En particular, entre los derechos
fundamentales del hombre, la Iglesia católica reivindica para todo ser humano el
derecho a la vida como derecho primario. Lo hace en nombre de la verdad
del hombre y en defensa de su libertad, que no puede subsistir sin el respeto a
la vida. La Iglesia afirma el derecho a la vida de todo ser humano inocente y en
todo momento de su existencia. La distinción que se sugiere a veces en algunos
documentos internacionales entre "ser humano" y "persona humana", para reconocer
luego el derecho a la vida y a la integridad física sólo a la persona ya nacida,
es una distinción artificial sin fundamento científico ni
filosófico: todo ser humano, desde su concepción y hasta su muerte
natural, posee el derecho inviolable a la vida y merece todo el respeto debido a
la persona humana (cf. Donum vitae, 1).
7. Queridos hermanos, como
conclusión, deseo estimular vuestra reflexión sobre la ley moral natural y sobre
el derecho natural, con el deseo de que brote de ella un nuevo y fuerte impulso
de instauración del verdadero bien del hombre y de un orden social justo y
pacífico.
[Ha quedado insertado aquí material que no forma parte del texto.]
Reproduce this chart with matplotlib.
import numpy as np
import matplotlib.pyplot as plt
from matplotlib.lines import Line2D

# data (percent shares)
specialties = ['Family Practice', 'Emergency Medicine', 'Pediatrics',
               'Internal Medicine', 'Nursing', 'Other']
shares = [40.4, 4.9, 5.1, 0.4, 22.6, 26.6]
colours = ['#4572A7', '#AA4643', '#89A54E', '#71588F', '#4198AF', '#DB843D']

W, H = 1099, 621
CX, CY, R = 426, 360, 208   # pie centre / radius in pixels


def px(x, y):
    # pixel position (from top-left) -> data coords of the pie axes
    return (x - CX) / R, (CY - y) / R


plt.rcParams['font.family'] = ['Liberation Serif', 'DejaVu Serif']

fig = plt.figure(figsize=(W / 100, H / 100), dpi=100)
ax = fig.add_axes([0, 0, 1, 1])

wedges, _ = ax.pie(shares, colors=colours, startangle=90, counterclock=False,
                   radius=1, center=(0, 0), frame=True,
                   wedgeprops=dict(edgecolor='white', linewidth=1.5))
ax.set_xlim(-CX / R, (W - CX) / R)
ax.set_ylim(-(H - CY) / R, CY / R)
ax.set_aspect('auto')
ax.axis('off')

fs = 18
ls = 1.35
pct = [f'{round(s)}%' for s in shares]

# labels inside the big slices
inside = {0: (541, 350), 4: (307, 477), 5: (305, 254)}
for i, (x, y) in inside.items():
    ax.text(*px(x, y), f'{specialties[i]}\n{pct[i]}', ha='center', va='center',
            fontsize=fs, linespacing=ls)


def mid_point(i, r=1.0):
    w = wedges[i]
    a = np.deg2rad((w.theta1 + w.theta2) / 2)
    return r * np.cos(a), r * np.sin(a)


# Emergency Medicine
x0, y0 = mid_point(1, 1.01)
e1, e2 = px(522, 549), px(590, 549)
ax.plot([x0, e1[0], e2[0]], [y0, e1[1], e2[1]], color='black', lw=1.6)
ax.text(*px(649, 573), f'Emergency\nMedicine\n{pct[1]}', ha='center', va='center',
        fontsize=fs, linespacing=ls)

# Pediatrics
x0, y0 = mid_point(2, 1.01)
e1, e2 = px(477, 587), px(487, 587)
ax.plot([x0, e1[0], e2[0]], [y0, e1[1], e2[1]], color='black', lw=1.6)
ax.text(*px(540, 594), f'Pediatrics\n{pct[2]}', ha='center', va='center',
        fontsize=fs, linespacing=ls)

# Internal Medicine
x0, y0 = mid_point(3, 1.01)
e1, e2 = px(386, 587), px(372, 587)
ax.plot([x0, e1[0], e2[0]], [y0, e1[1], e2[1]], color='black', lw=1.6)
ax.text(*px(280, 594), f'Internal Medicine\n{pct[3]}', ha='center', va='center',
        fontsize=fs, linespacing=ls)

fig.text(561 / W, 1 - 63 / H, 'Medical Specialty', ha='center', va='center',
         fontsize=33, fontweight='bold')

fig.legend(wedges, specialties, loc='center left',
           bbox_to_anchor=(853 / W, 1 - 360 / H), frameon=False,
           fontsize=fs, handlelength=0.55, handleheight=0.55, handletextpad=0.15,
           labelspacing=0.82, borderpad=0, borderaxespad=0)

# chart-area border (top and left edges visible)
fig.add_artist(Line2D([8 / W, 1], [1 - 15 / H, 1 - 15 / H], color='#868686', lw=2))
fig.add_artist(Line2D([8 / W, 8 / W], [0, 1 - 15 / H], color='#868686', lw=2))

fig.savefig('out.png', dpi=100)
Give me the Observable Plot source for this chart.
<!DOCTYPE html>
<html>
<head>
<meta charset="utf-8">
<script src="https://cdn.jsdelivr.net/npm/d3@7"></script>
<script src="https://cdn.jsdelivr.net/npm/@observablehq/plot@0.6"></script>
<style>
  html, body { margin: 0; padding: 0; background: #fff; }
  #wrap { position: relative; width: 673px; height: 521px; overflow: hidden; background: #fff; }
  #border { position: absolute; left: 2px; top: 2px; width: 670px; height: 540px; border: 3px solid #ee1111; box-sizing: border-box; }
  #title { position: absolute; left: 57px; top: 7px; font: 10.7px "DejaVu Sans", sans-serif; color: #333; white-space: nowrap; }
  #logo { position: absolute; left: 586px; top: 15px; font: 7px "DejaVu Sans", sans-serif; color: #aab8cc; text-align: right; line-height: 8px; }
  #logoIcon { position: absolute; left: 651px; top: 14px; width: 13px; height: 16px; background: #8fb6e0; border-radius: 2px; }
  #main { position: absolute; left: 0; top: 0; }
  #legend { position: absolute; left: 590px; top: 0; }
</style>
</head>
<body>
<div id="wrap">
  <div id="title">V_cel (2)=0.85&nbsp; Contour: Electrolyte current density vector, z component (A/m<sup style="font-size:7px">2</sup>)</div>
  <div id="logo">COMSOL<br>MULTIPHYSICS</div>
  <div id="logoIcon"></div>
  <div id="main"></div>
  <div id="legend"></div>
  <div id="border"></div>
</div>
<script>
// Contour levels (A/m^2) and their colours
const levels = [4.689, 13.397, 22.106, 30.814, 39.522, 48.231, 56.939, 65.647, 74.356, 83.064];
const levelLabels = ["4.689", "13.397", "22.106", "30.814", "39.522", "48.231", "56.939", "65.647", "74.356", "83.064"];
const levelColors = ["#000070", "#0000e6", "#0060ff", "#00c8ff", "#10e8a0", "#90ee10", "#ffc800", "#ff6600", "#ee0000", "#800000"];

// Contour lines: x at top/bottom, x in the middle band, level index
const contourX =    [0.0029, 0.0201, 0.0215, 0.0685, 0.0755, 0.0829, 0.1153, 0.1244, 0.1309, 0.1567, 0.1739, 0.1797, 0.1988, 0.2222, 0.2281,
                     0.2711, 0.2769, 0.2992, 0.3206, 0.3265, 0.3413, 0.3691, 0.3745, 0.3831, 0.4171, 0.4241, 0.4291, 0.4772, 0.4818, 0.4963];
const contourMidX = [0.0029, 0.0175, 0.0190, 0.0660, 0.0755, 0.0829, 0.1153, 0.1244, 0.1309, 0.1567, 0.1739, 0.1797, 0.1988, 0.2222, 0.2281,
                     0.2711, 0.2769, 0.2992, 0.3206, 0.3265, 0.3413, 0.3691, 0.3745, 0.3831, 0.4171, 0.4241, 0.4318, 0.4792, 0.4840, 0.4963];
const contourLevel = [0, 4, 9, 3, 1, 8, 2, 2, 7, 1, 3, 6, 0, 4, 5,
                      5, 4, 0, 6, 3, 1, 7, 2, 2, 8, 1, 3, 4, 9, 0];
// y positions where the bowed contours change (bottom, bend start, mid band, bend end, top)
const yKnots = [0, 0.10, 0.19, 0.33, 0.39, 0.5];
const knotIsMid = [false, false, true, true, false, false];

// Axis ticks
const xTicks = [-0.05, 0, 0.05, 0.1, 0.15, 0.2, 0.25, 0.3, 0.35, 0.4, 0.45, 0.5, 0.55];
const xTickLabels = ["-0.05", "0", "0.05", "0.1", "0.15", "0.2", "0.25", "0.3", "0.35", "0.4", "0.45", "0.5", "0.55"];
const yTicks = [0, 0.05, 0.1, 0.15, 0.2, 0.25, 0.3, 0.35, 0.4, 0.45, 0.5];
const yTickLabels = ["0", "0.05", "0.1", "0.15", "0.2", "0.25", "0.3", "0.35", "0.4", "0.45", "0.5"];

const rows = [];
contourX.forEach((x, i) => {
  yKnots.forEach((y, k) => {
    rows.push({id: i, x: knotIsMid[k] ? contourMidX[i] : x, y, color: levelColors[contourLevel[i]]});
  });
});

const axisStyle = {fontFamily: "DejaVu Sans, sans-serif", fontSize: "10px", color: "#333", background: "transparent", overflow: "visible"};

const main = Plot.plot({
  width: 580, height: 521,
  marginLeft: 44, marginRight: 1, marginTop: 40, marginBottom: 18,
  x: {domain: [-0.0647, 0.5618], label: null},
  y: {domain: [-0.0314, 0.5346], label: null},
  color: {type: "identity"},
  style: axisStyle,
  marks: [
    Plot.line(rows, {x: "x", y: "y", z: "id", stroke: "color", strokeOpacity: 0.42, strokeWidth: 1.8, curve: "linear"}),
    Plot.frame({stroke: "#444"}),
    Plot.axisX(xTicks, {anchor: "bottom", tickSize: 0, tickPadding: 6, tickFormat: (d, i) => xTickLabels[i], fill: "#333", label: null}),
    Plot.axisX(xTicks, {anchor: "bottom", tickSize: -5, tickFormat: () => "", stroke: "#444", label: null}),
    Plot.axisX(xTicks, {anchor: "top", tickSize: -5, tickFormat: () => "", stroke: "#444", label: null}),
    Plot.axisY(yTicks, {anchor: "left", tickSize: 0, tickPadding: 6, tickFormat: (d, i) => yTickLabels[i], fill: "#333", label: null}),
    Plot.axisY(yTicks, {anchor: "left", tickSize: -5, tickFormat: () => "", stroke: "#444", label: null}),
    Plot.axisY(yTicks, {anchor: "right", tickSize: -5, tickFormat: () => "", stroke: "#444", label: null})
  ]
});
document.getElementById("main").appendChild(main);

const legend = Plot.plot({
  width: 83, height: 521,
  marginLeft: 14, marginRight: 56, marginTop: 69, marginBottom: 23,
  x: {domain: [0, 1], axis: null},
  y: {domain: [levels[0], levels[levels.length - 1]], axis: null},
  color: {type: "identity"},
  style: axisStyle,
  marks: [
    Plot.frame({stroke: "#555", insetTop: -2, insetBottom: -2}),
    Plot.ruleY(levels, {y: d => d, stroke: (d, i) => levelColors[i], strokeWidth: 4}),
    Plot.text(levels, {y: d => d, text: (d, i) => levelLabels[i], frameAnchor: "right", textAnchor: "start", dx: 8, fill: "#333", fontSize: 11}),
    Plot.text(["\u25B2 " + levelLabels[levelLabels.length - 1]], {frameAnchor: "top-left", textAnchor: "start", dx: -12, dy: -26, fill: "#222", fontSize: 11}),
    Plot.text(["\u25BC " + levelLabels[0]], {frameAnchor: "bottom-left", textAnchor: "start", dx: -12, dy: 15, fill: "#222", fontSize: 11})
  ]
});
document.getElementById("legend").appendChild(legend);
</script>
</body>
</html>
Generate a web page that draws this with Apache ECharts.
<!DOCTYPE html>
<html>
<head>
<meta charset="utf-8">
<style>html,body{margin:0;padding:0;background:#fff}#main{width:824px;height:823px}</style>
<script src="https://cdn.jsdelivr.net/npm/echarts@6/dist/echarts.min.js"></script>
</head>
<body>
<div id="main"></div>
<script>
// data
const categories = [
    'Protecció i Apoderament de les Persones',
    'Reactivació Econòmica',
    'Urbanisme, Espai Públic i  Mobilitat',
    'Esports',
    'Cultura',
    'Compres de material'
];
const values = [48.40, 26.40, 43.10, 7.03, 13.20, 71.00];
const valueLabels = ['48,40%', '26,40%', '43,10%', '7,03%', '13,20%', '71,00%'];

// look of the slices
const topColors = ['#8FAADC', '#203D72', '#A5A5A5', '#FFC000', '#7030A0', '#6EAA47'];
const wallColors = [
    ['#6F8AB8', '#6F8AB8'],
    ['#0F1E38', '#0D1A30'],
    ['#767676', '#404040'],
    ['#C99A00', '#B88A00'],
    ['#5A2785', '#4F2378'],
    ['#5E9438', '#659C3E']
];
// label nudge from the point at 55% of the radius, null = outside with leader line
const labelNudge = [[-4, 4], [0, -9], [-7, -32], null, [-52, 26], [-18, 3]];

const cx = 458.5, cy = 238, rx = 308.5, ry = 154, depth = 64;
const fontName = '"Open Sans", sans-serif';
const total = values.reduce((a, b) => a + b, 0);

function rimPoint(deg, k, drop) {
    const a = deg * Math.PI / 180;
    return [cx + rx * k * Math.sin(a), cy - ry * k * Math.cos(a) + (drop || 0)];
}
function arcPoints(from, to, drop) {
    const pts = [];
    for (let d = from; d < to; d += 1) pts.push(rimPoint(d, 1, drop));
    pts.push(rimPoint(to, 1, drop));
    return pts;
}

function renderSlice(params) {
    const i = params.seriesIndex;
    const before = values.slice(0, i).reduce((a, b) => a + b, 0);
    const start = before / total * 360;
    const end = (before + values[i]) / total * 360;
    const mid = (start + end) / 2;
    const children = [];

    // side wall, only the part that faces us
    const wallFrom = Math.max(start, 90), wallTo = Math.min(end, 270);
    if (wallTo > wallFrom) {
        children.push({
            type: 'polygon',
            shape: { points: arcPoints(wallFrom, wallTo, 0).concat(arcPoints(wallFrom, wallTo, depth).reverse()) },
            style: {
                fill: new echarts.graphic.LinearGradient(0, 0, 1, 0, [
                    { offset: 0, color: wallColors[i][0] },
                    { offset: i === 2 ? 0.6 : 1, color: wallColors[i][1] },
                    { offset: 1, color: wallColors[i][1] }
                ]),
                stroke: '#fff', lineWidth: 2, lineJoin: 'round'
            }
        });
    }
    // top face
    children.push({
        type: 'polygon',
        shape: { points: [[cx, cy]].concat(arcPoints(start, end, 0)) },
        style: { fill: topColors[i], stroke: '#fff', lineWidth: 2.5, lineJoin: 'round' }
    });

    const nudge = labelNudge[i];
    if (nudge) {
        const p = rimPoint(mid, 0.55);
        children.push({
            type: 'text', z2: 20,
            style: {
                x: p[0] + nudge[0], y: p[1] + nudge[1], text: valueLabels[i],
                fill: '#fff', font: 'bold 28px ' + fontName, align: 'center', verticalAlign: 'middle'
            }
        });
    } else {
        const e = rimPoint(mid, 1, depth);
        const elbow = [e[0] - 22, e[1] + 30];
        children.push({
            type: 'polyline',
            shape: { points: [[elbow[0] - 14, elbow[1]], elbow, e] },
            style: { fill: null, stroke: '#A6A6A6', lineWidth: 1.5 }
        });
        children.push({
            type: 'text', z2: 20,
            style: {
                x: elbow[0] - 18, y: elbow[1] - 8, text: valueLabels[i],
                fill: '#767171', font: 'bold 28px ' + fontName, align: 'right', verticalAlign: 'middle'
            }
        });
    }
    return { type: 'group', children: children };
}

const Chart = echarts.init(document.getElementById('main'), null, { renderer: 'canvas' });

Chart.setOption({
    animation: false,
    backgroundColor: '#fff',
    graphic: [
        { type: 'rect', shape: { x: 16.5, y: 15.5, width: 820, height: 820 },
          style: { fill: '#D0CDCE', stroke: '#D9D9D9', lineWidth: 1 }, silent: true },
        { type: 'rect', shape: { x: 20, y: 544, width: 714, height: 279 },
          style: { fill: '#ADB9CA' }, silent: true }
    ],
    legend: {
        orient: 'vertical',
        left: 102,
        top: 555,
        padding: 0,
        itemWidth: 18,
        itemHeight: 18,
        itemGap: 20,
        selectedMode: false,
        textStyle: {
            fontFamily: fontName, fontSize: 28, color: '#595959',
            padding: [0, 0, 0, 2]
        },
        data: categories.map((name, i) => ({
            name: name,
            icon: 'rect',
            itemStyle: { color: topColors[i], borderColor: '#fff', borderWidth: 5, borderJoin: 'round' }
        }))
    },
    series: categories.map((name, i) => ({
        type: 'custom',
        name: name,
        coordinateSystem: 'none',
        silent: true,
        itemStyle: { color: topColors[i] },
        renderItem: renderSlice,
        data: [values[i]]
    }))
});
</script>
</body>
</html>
Volviendo siempre a las raíces profundas de la dignidad humana y de su
verdadero bien, y basándose en lo que existe de imperecedero y esencial en el
hombre, se puede entablar un diálogo fecundo con los hombres de cada
cultura, con vistas a una sociedad inspirada en los valores de la justicia y
la fraternidad.
Agradeciéndoos una vez más vuestra
colaboración, encomiendo las actividades de la Academia pontificia para la vida
a la Madre de Jesús, el Verbo hecho carne en su seno virginal, a fin de que os
acompañe en el compromiso que la Iglesia os ha confiado para la defensa y la
promoción del don de la vida y de la dignidad de todo ser
humano.
Con este deseo, os imparto a vosotros y
a vuestros seres queridos mi afectuosa bendición.